Your instructions: Everything from the line with "Output the component" through the line with "Chart.register(...registerables);", inclusive, should be repeated exactly, except the pictures.
▬▬▬
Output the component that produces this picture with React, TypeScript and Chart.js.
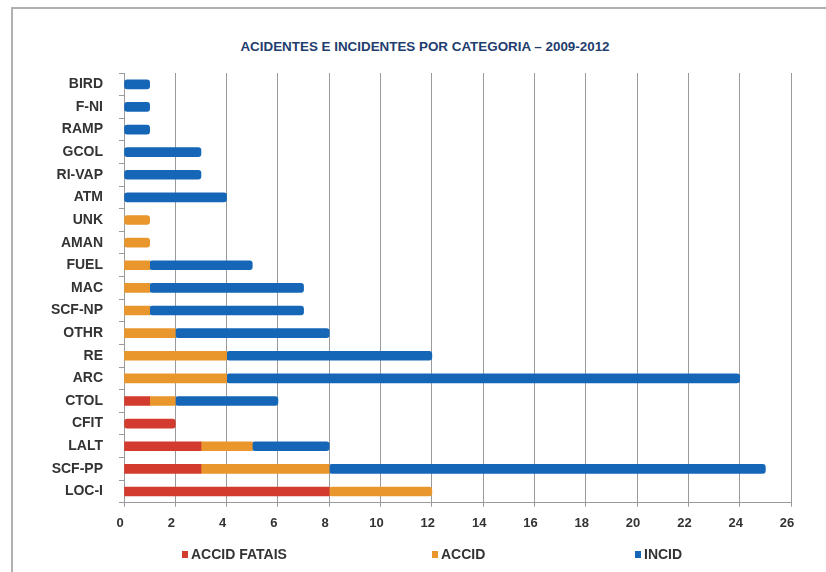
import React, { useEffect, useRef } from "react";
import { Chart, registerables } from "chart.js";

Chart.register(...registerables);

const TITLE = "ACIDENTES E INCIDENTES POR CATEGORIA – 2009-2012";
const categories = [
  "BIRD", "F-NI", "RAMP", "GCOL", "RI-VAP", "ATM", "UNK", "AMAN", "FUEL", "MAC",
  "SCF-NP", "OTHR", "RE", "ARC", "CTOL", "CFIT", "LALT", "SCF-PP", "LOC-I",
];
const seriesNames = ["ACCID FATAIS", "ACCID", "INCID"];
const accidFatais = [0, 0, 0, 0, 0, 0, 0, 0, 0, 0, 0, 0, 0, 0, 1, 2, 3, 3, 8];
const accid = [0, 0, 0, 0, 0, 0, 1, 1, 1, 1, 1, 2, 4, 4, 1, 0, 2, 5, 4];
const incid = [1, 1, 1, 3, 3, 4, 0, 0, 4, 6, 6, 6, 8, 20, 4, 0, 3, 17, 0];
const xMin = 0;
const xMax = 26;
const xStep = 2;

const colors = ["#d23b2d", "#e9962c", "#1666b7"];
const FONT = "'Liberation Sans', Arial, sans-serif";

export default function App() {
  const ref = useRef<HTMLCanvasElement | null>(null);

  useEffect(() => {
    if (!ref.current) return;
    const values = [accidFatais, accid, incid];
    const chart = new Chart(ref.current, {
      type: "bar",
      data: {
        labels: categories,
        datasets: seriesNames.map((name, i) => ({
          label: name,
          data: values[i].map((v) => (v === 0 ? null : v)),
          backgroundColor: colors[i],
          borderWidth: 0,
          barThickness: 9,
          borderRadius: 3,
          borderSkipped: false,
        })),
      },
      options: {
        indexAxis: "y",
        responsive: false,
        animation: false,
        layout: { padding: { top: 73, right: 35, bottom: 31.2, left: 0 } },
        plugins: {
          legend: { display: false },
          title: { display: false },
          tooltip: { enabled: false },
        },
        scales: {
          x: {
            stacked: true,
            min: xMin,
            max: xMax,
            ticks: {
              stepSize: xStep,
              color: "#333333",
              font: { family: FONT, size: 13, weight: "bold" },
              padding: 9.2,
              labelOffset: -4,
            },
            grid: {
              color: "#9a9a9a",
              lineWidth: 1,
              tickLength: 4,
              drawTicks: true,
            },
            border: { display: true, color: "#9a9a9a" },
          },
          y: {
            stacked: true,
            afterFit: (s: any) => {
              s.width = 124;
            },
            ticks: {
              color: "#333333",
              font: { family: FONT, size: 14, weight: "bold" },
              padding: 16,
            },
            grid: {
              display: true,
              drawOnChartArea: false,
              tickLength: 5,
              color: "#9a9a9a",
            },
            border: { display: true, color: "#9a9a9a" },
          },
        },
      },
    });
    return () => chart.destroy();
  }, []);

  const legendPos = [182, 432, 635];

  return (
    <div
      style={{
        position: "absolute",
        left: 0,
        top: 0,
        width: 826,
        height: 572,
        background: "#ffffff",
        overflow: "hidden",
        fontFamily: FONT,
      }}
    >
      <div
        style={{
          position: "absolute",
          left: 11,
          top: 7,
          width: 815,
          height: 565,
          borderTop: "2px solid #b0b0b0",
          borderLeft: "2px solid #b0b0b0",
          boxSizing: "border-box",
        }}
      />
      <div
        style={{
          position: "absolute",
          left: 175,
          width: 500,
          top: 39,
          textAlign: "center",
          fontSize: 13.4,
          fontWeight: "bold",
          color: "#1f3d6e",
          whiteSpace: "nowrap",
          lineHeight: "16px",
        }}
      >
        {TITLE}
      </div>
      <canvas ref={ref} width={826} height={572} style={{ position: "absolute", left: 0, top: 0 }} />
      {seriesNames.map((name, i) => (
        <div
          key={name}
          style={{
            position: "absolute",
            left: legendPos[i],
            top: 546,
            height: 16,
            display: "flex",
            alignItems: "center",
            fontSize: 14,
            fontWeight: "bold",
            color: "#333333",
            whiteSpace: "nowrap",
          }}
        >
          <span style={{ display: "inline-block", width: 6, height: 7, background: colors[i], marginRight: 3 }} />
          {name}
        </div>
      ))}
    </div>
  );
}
▬▬▬
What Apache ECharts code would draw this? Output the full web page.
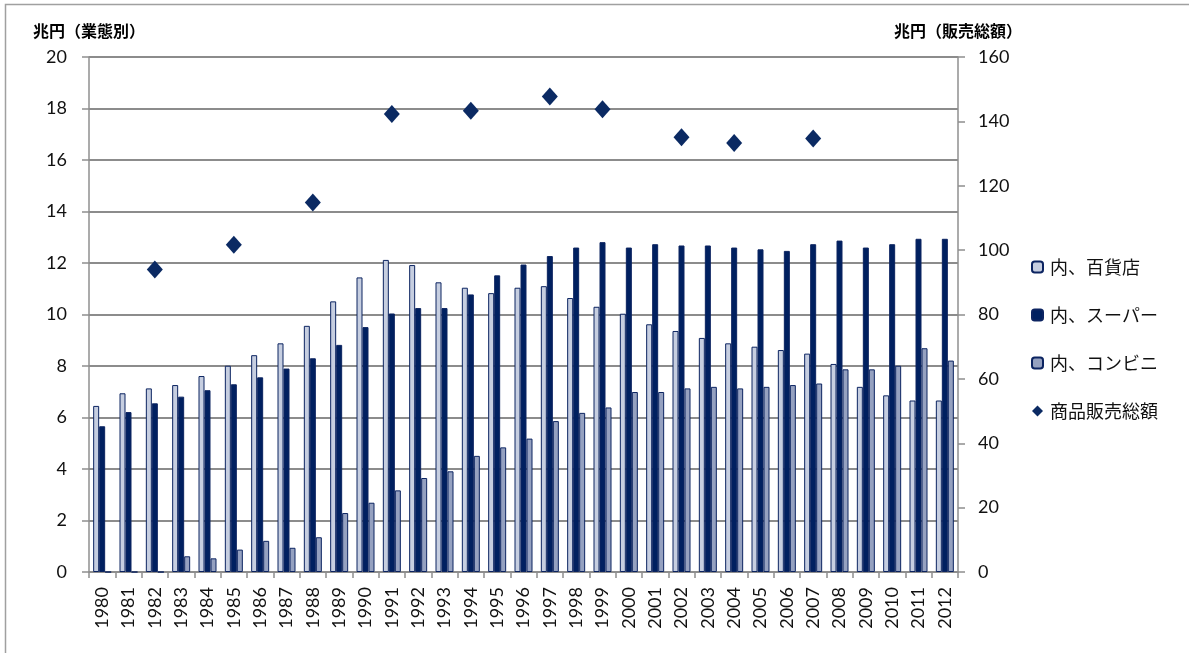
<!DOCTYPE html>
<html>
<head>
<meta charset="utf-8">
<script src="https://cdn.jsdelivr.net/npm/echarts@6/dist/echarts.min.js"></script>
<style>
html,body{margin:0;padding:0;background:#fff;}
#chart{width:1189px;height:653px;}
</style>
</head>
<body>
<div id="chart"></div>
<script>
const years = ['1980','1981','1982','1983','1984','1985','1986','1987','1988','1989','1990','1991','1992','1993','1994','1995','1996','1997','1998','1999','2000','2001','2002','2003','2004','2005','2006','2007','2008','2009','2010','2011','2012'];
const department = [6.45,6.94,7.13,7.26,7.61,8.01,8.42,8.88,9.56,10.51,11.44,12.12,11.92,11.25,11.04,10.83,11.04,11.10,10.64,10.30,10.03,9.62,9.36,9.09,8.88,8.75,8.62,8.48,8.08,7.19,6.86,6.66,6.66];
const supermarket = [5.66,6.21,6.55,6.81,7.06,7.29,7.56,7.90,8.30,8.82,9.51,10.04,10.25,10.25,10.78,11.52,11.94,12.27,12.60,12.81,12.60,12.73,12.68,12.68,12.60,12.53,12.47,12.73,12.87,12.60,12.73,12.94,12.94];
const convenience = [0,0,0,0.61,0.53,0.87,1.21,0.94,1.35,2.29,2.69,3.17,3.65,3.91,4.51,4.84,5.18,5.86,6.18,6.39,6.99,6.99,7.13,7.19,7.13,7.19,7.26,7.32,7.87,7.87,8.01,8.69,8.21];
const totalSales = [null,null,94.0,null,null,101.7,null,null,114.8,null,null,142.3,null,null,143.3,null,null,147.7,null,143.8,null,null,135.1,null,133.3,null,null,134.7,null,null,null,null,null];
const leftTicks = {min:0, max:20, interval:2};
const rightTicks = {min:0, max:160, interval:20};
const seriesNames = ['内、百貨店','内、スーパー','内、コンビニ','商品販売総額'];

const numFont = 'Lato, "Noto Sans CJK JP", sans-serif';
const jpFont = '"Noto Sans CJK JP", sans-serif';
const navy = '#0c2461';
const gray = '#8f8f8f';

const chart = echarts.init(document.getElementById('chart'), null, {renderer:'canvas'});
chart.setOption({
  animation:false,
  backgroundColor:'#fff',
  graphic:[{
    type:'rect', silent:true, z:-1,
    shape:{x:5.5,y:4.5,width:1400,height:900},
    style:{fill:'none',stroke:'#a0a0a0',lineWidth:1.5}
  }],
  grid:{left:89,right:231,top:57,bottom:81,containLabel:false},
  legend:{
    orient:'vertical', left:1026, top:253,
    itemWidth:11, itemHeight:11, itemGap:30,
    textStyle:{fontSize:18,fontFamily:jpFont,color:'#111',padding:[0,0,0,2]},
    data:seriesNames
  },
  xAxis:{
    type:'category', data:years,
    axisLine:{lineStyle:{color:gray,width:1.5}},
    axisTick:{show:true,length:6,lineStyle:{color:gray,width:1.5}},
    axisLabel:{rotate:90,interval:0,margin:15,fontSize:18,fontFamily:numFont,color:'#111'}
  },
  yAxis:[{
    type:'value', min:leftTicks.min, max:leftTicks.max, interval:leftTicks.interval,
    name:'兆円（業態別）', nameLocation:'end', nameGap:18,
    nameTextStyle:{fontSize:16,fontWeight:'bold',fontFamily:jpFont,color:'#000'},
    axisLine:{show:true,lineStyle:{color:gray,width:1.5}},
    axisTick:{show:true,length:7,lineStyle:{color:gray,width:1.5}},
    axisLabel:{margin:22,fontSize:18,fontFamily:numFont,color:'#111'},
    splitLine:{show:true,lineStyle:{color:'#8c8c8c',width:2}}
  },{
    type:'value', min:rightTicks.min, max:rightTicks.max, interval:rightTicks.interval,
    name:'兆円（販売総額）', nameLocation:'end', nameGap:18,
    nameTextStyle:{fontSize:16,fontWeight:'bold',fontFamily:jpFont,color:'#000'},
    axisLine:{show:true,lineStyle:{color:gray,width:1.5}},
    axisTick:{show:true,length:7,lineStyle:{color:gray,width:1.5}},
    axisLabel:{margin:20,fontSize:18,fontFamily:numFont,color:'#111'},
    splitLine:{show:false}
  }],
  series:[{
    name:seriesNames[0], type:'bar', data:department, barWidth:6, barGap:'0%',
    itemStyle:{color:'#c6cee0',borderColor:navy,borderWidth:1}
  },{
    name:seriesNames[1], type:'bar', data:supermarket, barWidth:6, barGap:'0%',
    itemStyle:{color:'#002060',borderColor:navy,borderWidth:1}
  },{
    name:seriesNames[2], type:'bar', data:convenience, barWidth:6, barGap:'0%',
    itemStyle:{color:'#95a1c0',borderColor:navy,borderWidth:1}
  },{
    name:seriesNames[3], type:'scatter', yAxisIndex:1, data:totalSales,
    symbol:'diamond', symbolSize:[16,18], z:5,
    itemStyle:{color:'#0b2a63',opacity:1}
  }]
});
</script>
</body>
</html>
▬▬▬
Exercise solution:
Output the component that produces this picture with React, TypeScript and Chart.js.
import React, { useEffect, useRef } from "react";
import { Chart, registerables } from "chart.js";

Chart.register(...registerables);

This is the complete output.